STATED TASK — From the entries that follow, pick out all lines holding "this".

Records with drawing code:
════════════════════
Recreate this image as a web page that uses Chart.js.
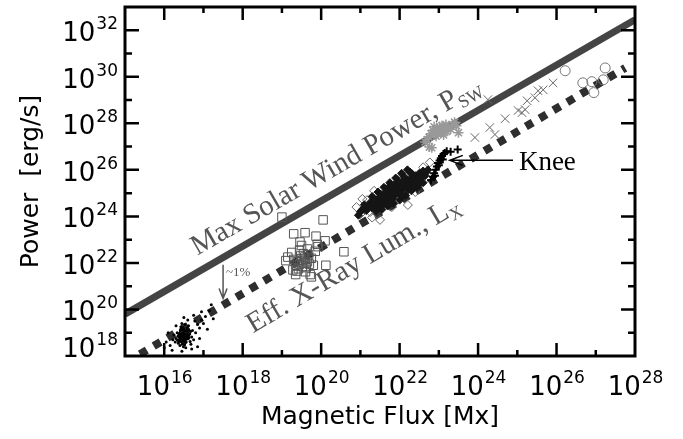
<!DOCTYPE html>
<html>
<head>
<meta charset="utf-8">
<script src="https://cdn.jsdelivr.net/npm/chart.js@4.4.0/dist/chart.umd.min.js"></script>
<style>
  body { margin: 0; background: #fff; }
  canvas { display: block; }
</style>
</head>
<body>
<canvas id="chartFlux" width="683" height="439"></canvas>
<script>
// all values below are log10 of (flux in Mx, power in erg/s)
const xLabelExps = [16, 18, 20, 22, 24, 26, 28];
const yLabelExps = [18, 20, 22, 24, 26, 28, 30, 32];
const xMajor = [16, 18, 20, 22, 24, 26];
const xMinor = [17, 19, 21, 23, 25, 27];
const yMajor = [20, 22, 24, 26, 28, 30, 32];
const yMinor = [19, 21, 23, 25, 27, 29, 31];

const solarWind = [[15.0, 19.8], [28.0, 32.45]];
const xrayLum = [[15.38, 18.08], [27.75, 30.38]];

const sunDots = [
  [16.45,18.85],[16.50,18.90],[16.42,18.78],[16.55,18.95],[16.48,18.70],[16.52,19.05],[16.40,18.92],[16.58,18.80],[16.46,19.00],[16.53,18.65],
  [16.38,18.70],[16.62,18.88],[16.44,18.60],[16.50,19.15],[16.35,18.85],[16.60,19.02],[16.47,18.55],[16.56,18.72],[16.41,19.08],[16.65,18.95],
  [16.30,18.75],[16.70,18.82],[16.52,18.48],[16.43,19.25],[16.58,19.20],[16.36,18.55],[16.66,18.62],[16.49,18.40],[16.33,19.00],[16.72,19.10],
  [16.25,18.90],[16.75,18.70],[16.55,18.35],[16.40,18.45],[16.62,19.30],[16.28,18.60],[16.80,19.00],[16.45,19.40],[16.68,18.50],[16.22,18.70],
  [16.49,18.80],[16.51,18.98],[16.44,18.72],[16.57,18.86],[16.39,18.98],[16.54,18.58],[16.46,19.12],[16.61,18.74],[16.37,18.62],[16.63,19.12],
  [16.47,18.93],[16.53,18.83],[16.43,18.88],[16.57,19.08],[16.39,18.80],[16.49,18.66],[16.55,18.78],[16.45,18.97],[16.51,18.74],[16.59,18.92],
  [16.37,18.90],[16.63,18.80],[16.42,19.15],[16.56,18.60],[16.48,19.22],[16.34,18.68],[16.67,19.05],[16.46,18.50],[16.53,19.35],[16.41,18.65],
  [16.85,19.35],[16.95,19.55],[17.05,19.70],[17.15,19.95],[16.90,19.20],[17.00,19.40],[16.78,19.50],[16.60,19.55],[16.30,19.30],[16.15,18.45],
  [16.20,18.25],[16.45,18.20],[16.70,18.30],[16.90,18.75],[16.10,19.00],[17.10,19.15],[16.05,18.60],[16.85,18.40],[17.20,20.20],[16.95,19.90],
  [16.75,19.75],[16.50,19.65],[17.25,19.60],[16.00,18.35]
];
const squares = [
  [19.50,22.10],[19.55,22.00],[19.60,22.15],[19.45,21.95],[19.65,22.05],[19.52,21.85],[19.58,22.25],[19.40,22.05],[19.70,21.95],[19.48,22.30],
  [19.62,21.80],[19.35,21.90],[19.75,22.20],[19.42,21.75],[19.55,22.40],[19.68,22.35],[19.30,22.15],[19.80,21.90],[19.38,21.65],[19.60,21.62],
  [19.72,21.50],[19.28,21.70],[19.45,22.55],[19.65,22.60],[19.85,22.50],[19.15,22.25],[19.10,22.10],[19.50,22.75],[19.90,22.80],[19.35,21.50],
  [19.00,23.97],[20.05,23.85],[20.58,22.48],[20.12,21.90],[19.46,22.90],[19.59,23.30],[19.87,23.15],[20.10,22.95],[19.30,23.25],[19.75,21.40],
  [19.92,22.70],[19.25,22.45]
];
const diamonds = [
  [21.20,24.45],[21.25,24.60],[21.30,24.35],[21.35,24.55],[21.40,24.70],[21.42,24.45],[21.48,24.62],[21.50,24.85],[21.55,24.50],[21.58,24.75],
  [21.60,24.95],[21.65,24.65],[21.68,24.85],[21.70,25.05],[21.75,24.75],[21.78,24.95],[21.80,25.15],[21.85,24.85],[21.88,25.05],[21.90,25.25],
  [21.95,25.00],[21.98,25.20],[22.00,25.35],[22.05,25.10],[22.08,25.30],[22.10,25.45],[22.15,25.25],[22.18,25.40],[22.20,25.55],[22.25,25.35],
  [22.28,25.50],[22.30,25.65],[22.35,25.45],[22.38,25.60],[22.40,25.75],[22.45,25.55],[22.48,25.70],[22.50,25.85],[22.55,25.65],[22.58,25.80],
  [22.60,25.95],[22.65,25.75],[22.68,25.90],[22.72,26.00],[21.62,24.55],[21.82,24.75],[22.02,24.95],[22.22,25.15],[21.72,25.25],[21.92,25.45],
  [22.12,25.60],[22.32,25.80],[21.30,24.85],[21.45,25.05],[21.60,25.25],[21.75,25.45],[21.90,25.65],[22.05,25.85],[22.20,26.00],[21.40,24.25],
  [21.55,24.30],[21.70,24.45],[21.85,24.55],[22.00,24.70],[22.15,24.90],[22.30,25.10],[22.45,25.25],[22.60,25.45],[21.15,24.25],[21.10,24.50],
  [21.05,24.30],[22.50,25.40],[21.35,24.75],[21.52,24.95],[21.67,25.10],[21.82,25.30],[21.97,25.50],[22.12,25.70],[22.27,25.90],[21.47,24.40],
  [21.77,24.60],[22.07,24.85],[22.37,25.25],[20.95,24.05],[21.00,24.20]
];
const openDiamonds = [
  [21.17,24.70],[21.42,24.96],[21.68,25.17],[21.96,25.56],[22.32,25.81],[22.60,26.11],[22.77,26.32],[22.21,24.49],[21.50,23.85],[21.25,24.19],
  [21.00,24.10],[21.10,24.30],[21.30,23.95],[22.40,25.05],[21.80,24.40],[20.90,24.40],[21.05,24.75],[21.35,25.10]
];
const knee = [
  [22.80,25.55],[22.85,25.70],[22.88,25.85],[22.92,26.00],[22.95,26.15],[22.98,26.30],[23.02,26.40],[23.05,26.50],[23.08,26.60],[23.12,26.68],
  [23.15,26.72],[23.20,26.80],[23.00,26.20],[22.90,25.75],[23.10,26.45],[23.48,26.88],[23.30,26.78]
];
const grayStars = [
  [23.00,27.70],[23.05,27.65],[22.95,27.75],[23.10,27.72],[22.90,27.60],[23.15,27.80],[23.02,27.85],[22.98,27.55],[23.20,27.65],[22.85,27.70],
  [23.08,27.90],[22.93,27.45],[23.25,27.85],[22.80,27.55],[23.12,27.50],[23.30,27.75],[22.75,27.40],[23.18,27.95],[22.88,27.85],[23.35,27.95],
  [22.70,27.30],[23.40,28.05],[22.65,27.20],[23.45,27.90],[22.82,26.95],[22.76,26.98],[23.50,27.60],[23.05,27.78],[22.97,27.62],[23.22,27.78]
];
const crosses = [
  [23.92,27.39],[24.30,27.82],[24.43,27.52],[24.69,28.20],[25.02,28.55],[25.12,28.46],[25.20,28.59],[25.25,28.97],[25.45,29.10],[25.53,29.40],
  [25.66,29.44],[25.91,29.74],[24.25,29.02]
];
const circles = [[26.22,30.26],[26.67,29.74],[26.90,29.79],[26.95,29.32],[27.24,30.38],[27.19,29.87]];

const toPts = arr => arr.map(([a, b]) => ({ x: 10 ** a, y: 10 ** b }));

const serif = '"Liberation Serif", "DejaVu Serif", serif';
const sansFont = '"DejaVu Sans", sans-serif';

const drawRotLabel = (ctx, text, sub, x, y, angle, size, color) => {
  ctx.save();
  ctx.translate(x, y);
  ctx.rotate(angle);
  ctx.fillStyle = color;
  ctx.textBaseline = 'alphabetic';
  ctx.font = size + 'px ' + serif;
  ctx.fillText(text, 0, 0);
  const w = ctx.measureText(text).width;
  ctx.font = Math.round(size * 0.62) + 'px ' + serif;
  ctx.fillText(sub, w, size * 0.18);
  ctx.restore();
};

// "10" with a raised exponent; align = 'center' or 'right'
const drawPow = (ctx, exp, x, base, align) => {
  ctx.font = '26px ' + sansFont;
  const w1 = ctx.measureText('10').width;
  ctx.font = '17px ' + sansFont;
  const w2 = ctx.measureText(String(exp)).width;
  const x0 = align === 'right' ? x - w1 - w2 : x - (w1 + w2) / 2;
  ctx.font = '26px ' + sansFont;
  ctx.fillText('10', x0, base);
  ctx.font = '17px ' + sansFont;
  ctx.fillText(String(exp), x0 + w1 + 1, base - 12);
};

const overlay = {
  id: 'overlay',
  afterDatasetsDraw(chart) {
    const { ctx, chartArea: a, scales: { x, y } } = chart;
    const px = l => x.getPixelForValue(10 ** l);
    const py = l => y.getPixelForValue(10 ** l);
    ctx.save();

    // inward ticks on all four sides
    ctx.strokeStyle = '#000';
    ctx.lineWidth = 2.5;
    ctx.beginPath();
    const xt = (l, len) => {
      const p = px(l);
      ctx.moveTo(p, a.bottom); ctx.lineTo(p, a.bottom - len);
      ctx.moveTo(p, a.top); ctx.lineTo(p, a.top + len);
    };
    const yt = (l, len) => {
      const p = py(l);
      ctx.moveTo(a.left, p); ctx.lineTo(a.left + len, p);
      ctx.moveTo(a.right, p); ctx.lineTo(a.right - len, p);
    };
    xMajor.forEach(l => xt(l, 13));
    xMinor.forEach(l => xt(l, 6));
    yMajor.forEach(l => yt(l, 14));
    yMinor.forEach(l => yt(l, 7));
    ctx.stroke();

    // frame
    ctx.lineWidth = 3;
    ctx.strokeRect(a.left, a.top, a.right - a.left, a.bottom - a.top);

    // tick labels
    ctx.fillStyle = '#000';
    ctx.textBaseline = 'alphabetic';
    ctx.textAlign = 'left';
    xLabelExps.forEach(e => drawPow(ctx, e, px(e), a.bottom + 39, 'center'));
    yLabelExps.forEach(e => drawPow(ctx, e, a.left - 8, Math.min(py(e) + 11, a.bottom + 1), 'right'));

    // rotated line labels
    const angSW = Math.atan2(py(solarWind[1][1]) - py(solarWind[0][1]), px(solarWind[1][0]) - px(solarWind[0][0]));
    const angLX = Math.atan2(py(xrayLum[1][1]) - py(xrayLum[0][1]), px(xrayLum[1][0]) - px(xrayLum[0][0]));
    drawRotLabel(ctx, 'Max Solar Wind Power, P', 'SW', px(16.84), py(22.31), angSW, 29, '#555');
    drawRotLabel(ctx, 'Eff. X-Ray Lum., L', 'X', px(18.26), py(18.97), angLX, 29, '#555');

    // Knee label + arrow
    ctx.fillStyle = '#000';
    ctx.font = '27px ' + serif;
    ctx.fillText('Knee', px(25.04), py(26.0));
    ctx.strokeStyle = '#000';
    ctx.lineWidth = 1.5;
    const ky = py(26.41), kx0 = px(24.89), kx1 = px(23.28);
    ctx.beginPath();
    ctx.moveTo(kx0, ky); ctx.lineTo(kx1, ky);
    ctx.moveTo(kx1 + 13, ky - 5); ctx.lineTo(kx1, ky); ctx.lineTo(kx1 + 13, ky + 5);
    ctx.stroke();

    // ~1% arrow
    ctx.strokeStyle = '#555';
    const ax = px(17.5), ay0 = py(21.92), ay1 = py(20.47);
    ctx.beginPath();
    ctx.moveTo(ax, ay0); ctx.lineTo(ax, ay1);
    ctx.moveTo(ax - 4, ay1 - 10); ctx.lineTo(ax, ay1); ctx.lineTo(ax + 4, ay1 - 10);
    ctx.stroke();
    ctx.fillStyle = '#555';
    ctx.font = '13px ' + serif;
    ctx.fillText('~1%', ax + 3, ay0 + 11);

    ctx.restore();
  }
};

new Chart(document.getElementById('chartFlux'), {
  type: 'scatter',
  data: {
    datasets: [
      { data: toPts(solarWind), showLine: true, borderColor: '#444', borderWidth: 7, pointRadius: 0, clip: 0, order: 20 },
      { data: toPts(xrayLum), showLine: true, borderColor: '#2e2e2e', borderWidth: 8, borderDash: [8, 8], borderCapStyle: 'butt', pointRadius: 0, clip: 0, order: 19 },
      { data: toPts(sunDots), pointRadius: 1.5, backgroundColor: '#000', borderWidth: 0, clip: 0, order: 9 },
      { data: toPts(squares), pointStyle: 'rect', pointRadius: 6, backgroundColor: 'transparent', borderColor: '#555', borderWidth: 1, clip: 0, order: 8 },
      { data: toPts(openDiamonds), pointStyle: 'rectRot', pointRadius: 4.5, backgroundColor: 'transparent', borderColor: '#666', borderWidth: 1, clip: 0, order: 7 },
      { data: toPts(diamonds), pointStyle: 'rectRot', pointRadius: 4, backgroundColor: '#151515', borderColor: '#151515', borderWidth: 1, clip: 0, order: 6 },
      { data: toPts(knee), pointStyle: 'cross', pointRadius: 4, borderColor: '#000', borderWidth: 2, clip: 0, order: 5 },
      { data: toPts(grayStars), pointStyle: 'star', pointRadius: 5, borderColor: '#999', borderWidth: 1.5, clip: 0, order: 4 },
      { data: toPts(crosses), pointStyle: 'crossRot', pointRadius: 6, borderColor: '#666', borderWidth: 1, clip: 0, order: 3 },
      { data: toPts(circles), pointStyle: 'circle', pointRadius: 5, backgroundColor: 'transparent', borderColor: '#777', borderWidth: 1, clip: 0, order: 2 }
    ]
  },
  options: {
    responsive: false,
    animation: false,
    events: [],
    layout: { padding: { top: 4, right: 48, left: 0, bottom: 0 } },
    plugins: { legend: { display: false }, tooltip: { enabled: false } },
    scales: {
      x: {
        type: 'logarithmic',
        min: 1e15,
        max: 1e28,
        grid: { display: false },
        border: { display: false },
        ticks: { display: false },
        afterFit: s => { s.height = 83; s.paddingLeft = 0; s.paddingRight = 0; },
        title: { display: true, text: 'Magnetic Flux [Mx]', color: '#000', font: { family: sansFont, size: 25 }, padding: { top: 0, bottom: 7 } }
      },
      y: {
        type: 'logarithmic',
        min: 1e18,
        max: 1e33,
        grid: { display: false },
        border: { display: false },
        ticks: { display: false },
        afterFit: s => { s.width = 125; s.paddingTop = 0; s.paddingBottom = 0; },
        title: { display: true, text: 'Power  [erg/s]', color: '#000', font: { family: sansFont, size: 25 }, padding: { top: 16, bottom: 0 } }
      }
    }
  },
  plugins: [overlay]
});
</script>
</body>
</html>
════════════════════
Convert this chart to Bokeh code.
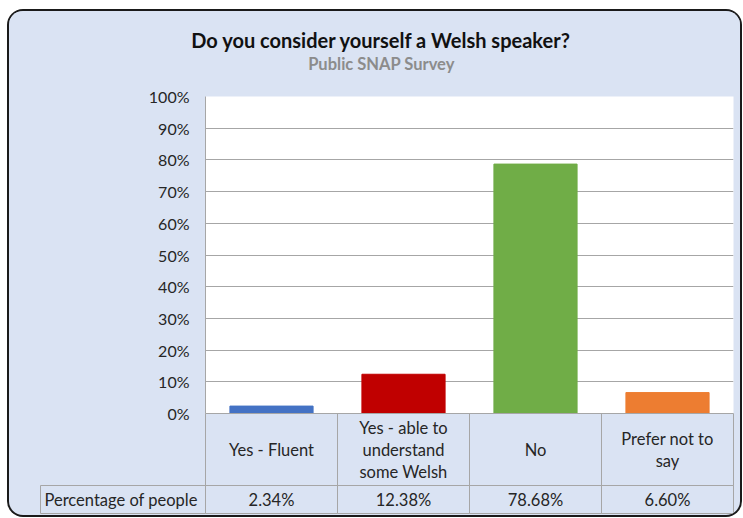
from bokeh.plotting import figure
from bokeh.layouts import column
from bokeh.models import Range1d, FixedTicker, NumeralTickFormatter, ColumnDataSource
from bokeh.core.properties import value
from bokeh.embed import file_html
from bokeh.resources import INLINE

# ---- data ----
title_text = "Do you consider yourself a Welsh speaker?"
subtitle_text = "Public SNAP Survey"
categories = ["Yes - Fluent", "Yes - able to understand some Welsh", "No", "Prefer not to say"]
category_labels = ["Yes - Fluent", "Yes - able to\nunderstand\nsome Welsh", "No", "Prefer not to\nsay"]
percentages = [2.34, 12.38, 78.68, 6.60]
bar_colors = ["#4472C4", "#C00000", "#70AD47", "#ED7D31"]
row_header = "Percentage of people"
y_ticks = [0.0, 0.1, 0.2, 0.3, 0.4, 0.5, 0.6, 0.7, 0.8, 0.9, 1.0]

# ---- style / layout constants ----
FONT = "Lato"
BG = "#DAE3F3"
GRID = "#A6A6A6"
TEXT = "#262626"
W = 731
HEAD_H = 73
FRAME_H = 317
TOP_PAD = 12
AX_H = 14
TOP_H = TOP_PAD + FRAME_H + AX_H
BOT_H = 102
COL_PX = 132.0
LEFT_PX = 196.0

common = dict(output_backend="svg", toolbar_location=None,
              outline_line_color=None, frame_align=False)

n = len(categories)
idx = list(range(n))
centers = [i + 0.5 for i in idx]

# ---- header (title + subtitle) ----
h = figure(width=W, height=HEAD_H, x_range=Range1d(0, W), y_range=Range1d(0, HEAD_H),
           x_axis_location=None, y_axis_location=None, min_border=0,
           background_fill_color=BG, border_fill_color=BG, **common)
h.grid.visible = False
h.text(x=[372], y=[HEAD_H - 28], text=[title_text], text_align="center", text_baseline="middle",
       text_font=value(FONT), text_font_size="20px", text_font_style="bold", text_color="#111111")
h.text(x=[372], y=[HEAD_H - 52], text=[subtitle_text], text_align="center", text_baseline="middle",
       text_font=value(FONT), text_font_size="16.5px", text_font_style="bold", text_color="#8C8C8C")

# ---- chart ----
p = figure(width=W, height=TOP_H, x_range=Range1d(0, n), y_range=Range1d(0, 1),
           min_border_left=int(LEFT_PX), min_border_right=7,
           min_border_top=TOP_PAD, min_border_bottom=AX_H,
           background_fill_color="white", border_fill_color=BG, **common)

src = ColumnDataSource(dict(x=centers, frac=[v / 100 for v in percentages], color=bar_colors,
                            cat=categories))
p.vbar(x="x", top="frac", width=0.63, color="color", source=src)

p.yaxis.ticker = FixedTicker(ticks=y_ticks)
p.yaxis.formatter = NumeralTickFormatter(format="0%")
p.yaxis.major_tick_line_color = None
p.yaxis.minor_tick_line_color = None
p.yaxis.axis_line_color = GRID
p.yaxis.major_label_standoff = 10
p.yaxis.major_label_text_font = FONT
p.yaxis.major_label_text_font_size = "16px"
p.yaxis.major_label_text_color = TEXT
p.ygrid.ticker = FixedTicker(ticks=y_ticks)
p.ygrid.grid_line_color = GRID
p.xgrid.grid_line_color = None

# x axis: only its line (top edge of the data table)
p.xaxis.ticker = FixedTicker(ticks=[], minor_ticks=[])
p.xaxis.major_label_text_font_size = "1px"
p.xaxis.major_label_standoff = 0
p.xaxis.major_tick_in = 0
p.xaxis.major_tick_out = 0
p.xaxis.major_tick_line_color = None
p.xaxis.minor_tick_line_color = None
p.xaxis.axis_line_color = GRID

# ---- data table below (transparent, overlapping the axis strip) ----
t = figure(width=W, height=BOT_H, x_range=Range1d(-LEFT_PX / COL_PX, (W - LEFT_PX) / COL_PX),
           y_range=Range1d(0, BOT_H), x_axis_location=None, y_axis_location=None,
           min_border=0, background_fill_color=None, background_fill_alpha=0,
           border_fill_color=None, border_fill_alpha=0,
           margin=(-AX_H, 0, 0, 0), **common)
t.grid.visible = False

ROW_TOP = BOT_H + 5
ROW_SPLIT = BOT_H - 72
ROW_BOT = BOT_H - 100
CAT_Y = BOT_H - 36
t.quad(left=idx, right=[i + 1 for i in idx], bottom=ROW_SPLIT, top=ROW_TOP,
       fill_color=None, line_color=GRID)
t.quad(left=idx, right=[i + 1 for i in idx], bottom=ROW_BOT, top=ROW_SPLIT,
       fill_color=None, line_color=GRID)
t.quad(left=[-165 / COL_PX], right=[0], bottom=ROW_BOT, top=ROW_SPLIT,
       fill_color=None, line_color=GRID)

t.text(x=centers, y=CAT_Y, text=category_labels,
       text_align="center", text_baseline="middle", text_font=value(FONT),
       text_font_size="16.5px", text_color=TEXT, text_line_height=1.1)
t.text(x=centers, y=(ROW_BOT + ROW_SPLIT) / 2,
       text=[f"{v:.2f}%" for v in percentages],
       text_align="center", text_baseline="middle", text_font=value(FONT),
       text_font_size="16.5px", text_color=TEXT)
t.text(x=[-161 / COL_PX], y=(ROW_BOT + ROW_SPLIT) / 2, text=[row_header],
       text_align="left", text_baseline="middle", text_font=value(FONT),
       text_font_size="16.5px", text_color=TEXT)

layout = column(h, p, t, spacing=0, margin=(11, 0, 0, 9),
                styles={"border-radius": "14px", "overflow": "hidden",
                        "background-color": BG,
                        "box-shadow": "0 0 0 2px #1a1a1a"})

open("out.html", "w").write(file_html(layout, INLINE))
════════════════════
ANSWER TO THE PROBLEM —
Recreate this image as a web page that uses Chart.js.
Convert this chart to Bokeh code.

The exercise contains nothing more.